The study, published Tuesday in the Journal of the American Heart Association, found children who experienced severe adversity – such as verbal, physical or emotional abuse or living with drug or alcohol abusers – were 50% more likely to develop cardiovascular disease later in life than those with low exposure to childhood trauma. Those with even moderate exposure were 60% more likely to die from any cause by middle adulthood.

This could be, researchers believe, because people who face severe adversity as children undergo a combination of behavioral and biological responses not yet fully understood. Previous research shows part of what happens is people are more likely to develop unhealthy coping mechanisms, such as smoking and poor eating habits, which contribute to traditional cardiovascular risk factors, such as high blood pressure, obesity, inflammation and diabetes.

But even after controlling for such risk factors, this long-term study found higher rates of heart disease and mortality in those who experienced childhood stress as they reached middle age compared to those who did not.

"Childhood trauma impacts your ability to appropriately handle stress," said lead investigator Jacob Pierce, a fourth-year medical student at Northwestern University's Feinberg School of Medicine in Chicago. "What our analysis shows is that there are also other risk factors we did not account for that put these people at risk for cardiovascular outcomes later in life."

Pierce and his team analyzed data from 3,646 people in a study conducted from 1985 to 2018 in four cities: Birmingham, Alabama; Chicago; Minneapolis; and Oakland, California.

Participants were enrolled between the ages of 18 and 30 and followed for more than 30 years. The analysis found more than 20% experienced a high rate (four or more out of seven indicators) of exposure to damaging childhood events – and those participants had health troubles from young adulthood well on into middle age.

"The results of this study further confirm that cardiovascular disease is not simply a problem at older ages, but has its origins in childhood experiences," said Karestan C. Koenen, a professor at Harvard University's T.H. Chan School of Public Health in Boston. She was not involved in the study.

"Some of the relation between childhood adversity and (cardiovascular disease) seems to be explained by traditional risk factors, but those don't explain the entire relationship or the relationship with mortality," Koenen said. She was on a committee that wrote a 2017 American Heart Association scientific statement about childhood adversity and heart health outcomes.
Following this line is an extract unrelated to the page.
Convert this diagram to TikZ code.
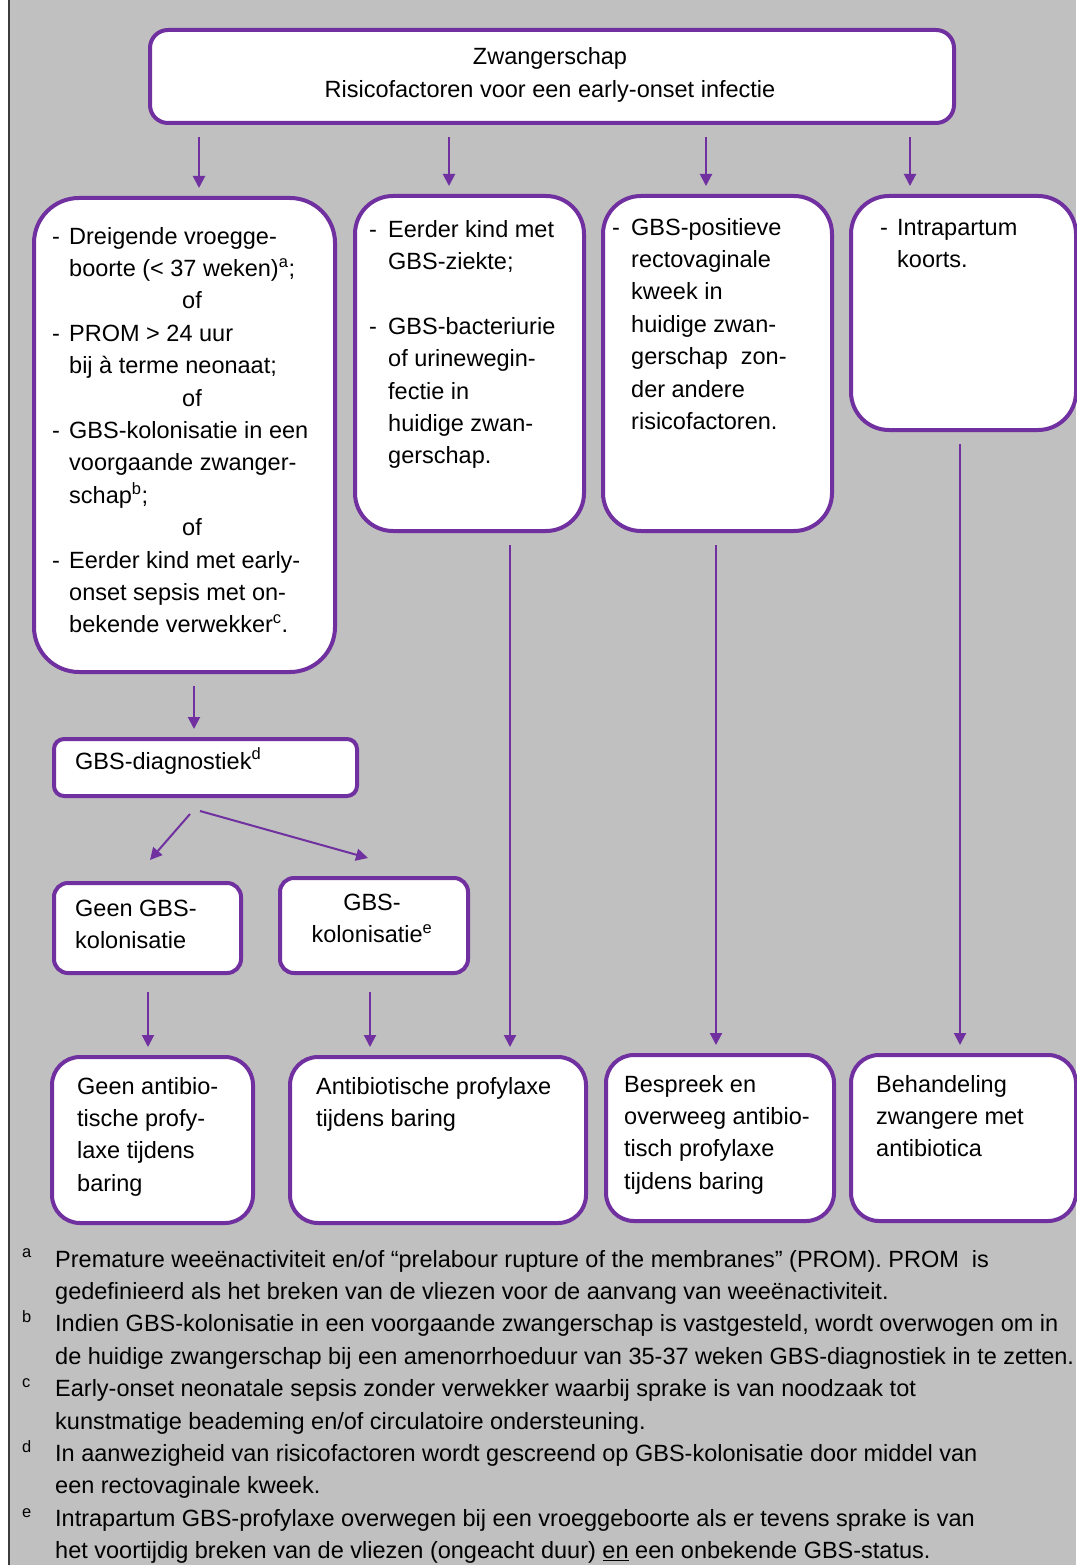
\documentclass[tikz,border=0pt]{standalone}
\usepackage{fontspec}
\setmainfont{Liberation Sans}
\usepackage{tikz}
\usetikzlibrary{arrows.meta,positioning,calc}
\usepackage{xcolor}
\definecolor{Paars}  {RGB}{112, 48, 160}
\definecolor{GrijsA} {RGB}{192,192,192}
\definecolor{RandD}  {RGB}{ 60, 60, 60}
\newcommand{\noot}[1]{\textsuperscript{#1}}
\newcommand{\ofregel}{\multicolumn{2}{@{}l@{}}{\hspace*{130pt}of}}

\begin{document}
\begin{tikzpicture}[x=1pt,y=-1pt,
    box/.style={draw=Paars,line width=4pt,fill=white,rounded corners=#1,
      anchor=north west,inner sep=0pt},
    box/.default=28pt,
    txt/.style={anchor=base west,inner sep=0pt,
      font=\fontsize{23.5}{32.4}\selectfont},
    arr/.style={-{Triangle[length=12pt,width=12pt]},Paars,line width=2pt,
      shorten <=12pt,shorten >=8pt}]
  \useasboundingbox (0,0) rectangle (1076,1565);
  \fill[GrijsA] (10,0) rectangle (1076,1565);
  \draw[RandD,line width=2pt] (9,0) -- (9,1565);

  \node[box=18pt,minimum width=804pt,minimum height=93pt] (zwanger) at (148,28) {};
  \node[box=45pt,minimum width=301pt,minimum height=474pt] (risk1) at (32,196) {};
  \node[box=38pt,minimum width=229pt,minimum height=335pt] (risk2) at (353,194) {};
  \node[box=38pt,minimum width=229pt,minimum height=335pt] (risk3) at (601,194) {};
  \node[box=38pt,minimum width=225pt,minimum height=234pt] (risk4) at (849,194) {};
  \node[box=10pt,minimum width=303pt,minimum height=57pt] (diag) at (52,737) {};
  \node[box=14pt,minimum width=187pt,minimum height=90pt] (neg) at (52,881) {};
  \node[box=14pt,minimum width=188pt,minimum height=95pt] (pos) at (278,876) {};
  \node[box,minimum width=201pt,minimum height=166pt] (geen) at (50,1055) {};
  \node[box,minimum width=296pt,minimum height=166pt] (profyl) at (288,1055) {};
  \node[box,minimum width=228pt,minimum height=166pt] (bespreek) at (604,1053) {};
  \node[box,minimum width=225pt,minimum height=166pt] (behandel) at (849,1053) {};

  \node[txt,anchor=base] (zwangerTxt) at (550,65) {\begin{tabular}[t]{@{}c@{}}
    Zwangerschap\\ Risicofactoren voor een early-onset infectie\end{tabular}};
  \node[txt] (risk1Txt) at (52,244) {\begin{tabular}[t]{@{}p{17pt}@{}l@{}}
    - & Dreigende vroegge-\\ & boorte (< 37 weken)\noot{a};\\ \ofregel\\
    - & PROM > 24 uur\\ & bij à terme neonaat;\\ \ofregel\\
    - & GBS-kolonisatie in een\\ & voorgaande zwanger-\\ & schap\noot{b};\\ \ofregel\\
    - & Eerder kind met early-\\ & onset sepsis met on-\\ & bekende verwekker\noot{c}.
    \end{tabular}};
  \node[txt] (risk2Txt) at (369,237) {\begin{tabular}[t]{@{}p{19pt}@{}l@{}}
    - & Eerder kind met\\ & GBS-ziekte;\\ & \\
    - & GBS-bacteriurie\\ & of urinewegin-\\ & fectie in\\ & huidige zwan-\\ & gerschap.
    \end{tabular}};
  \node[txt] (risk3Txt) at (612,235) {\begin{tabular}[t]{@{}p{19pt}@{}l@{}}
    - & GBS-positieve\\ & rectovaginale\\ & kweek in\\ & huidige zwan-\\
    & gerschap\ \ zon-\\ & der andere\\ & risicofactoren.
    \end{tabular}};
  \node[txt] (risk4Txt) at (880,235) {\begin{tabular}[t]{@{}p{17pt}@{}l@{}}
    - & Intrapartum\\ & koorts.\end{tabular}};
  \node[txt] (diagTxt) at (75,769) {GBS-diagnostiek\noot{d}};
  \node[txt] (negTxt) at (75,916) {\begin{tabular}[t]{@{}l@{}}
    Geen GBS-\\ kolonisatie\end{tabular}};
  \node[txt,anchor=base] (posTxt) at (372,910) {\begin{tabular}[t]{@{}c@{}}
    GBS-\\ kolonisatie\noot{e}\end{tabular}};
  \node[txt] (geenTxt) at (77,1094) {\begin{tabular}[t]{@{}l@{}}
    Geen antibio-\\ tische profy-\\ laxe tijdens\\ baring\end{tabular}};
  \node[txt] (profylTxt) at (316,1094) {\begin{tabular}[t]{@{}l@{}}
    Antibiotische profylaxe\\ tijdens baring\end{tabular}};
  \node[txt] (bespreekTxt) at (624,1092) {\begin{tabular}[t]{@{}l@{}}
    Bespreek en\\ overweeg antibio-\\ tisch profylaxe\\ tijdens baring\end{tabular}};
  \node[txt] (behandelTxt) at (876,1092) {\begin{tabular}[t]{@{}l@{}}
    Behandeling\\ zwangere met\\ antibiotica\end{tabular}};

  \node[txt] (noten) at (22,1267) {\begin{tabular}[t]{@{}p{33pt}@{}l@{}}
    \noot{a} & Premature weeënactiviteit en/of ``prelabour rupture of the membranes'' (PROM). PROM\ \ is\\
    & gedefinieerd als het breken van de vliezen voor de aanvang van weeënactiviteit.\\
    \noot{b} & Indien GBS-kolonisatie in een voorgaande zwangerschap is vastgesteld, wordt overwogen om in\\
    & de huidige zwangerschap bij een amenorrhoeduur van 35-37 weken GBS-diagnostiek in te zetten.\\
    \noot{c} & Early-onset neonatale sepsis zonder verwekker waarbij sprake is van noodzaak tot\\
    & kunstmatige beademing en/of circulatoire ondersteuning.\\
    \noot{d} & In aanwezigheid van risicofactoren wordt gescreend op GBS-kolonisatie door middel van\\
    & een rectovaginale kweek.\\
    \noot{e} & Intrapartum GBS-profylaxe overwegen bij een vroeggeboorte als er tevens sprake is van\\
    & het voortijdig breken van de vliezen (ongeacht duur) \underline{en} een onbekende GBS-status.
    \end{tabular}};

  \foreach \doel/\xa/\xb in {risk1/51/167,risk2/301/96,risk3/558/105,risk4/762/61}
    \draw[arr] ([xshift=\xa pt]zwanger.south west) -- ([xshift=\xb pt]\doel.north west);
  \draw[arr] ([xshift=162pt]risk1.south west) -- ([xshift=142pt]diag.north west);
  \draw[arr,shorten <=0pt,shorten >=0pt] ([xshift=138pt,yshift=-16pt]diag.south west)
    -- ([xshift=98pt,yshift=21pt]neg.north west);
  \draw[arr,shorten <=0pt,shorten >=0pt] ([xshift=148pt,yshift=-13pt]diag.south west)
    -- ([xshift=90pt,yshift=18pt]pos.north west);
  \draw[arr,shorten <=17pt] ([xshift=96pt]neg.south west) -- ([xshift=98pt]geen.north west);
  \draw[arr,shorten <=17pt] ([xshift=92pt]pos.south west) -- ([xshift=82pt]profyl.north west);
  \draw[arr] ([xshift=157pt]risk2.south west) -- ([xshift=222pt]profyl.north west);
  \draw[arr] ([xshift=115pt]risk3.south west) -- ([xshift=112pt]bespreek.north west);
  \draw[arr] ([xshift=111pt]risk4.south west) -- ([xshift=111pt]behandel.north west);
\end{tikzpicture}
\end{document}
"It's a complex issue that can't be boiled down to one reason," Pierce said. Childhood is a critical period of development for the brain. Exposure to stress activates hormones in the brain, which also are associated with cardiovascular disease, an area of interest for future study, he said. "We really need to look at the biology. What are the mechanisms in the body that are putting these people at risk?"

In the meantime, better and broader approaches to the way we treat children faced with traumatic experiences could help, Koenen said.

"Despite overwhelming evidence that childhood adversity has negative effects on physical and mental health over the life course, preventing childhood adversity is left to pediatricians and others who work with children," she said. "The public health burden of childhood adversity in the U.S. is a social problem that cannot be placed on the shoulders of individual health providers, but must be tackled on a large scale."